▸ Record set
++++++++

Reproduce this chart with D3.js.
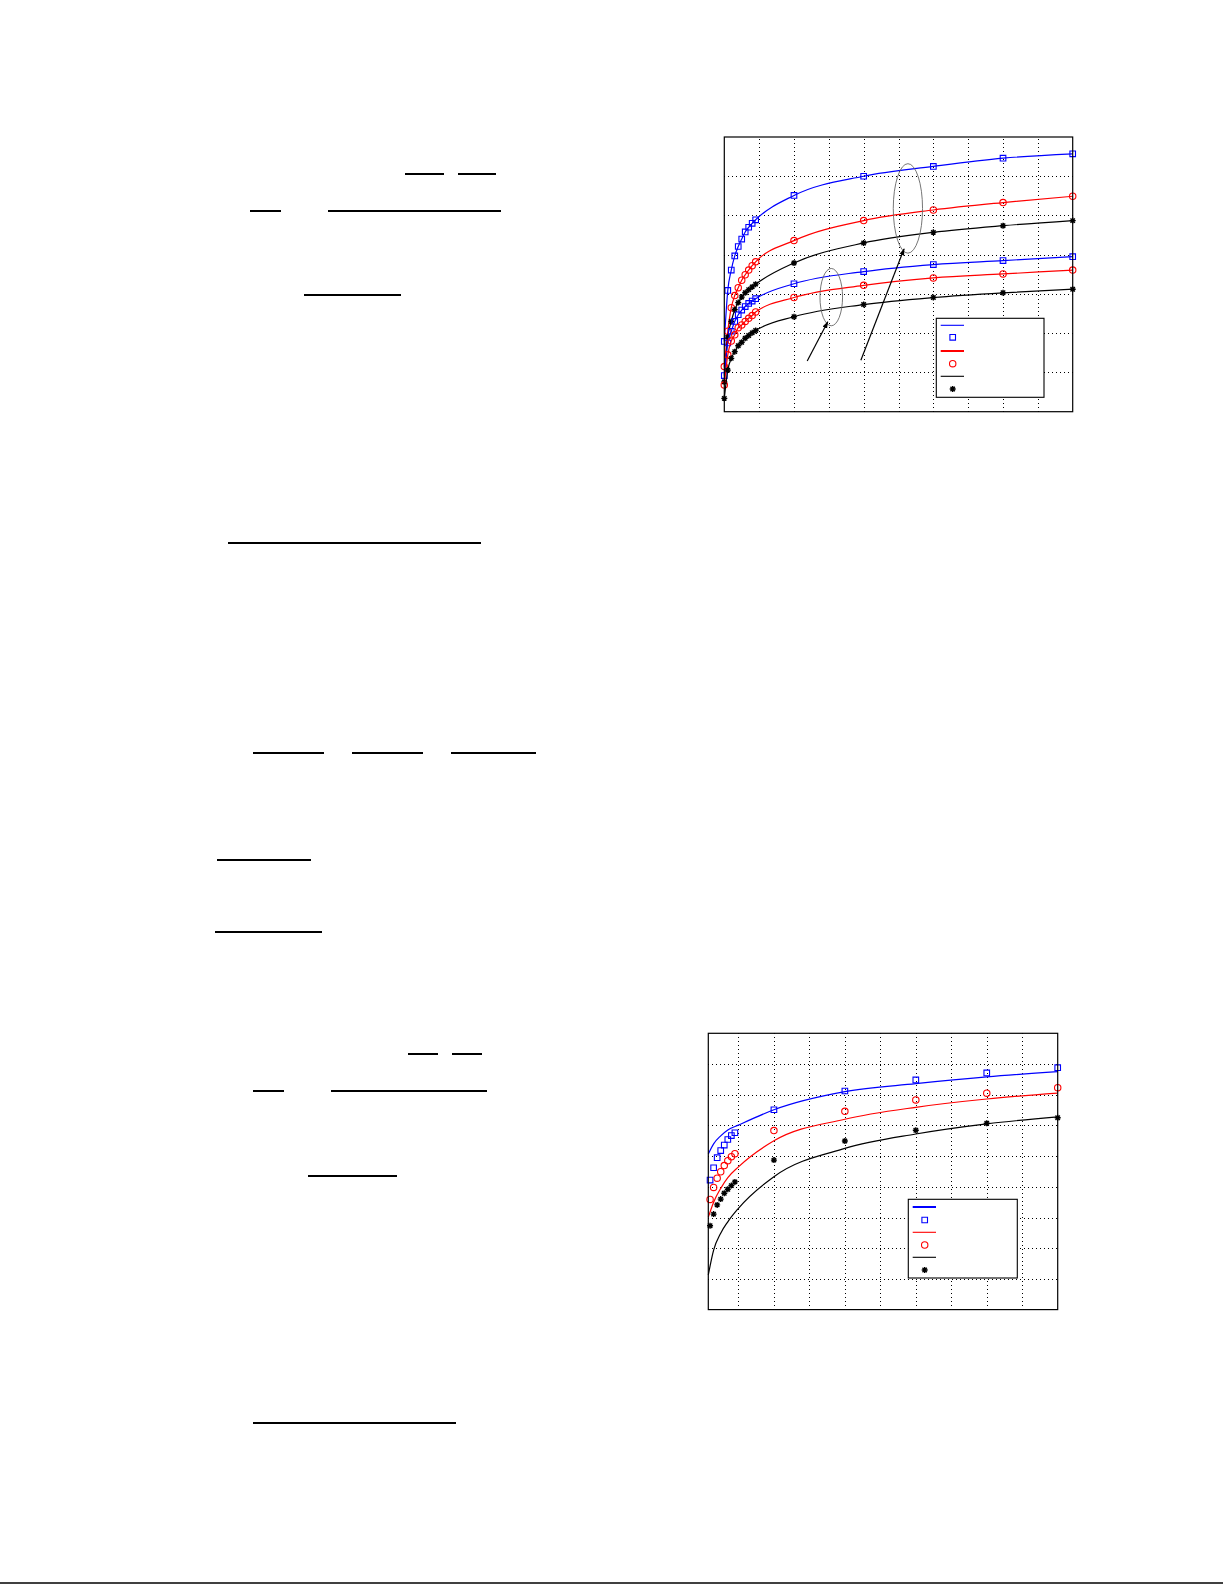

++++++++

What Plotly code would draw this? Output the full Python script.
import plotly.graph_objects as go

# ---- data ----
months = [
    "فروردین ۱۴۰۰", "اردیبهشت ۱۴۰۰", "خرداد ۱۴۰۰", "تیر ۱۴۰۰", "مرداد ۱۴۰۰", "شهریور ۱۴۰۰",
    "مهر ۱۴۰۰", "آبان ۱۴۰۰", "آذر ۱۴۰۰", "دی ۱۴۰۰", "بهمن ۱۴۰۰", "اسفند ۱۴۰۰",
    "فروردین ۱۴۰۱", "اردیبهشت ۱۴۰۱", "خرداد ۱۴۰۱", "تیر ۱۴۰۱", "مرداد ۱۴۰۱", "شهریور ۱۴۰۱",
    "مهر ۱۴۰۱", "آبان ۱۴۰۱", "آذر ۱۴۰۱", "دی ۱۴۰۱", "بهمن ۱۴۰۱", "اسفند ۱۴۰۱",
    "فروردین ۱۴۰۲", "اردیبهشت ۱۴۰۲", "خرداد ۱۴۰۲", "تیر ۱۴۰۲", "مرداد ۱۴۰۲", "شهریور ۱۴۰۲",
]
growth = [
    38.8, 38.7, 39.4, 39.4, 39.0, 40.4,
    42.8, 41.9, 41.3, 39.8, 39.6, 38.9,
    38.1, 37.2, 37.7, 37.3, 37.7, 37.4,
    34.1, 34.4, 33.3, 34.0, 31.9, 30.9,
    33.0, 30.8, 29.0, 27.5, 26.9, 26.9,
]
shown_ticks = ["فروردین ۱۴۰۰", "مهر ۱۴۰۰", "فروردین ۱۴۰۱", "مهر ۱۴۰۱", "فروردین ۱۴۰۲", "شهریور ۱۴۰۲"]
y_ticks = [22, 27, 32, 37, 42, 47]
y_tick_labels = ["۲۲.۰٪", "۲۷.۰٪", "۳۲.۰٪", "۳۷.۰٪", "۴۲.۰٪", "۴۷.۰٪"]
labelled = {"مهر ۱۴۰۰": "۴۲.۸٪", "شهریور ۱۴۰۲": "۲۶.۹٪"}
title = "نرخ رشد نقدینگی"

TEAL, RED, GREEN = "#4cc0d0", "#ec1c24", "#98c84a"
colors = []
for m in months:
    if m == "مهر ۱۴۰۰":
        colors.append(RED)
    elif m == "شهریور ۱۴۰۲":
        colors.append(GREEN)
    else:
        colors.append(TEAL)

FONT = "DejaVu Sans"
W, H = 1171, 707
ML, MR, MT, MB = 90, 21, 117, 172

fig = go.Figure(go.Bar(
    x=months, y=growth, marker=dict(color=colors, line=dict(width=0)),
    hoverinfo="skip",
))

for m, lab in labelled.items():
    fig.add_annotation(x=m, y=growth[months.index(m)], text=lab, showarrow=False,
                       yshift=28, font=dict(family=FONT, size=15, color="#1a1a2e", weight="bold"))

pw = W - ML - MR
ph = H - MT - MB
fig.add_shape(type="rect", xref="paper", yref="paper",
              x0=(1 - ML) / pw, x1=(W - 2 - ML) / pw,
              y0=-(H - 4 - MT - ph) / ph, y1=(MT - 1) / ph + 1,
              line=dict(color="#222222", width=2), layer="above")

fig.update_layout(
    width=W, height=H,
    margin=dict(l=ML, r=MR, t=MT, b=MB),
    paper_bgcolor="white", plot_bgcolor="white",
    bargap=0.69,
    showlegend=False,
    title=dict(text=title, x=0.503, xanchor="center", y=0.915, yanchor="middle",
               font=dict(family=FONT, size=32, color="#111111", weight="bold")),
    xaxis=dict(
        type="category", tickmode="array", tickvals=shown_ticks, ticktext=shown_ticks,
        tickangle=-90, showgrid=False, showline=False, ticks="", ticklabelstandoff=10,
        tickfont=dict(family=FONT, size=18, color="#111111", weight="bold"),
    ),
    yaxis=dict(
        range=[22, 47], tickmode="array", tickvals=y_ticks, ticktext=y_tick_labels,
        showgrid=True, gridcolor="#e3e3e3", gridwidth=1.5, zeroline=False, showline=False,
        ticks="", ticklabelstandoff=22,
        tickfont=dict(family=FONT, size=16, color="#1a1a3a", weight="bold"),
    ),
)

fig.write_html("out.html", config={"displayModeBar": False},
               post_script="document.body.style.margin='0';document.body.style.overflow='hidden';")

++++++++

Between the line containing "What Plotly code" and the line containing "import plotly.graph_objects as go" lies the part to return. Return it exactly, counting both of those lines.

What Plotly code would draw this? Output the full Python script.
import plotly.graph_objects as go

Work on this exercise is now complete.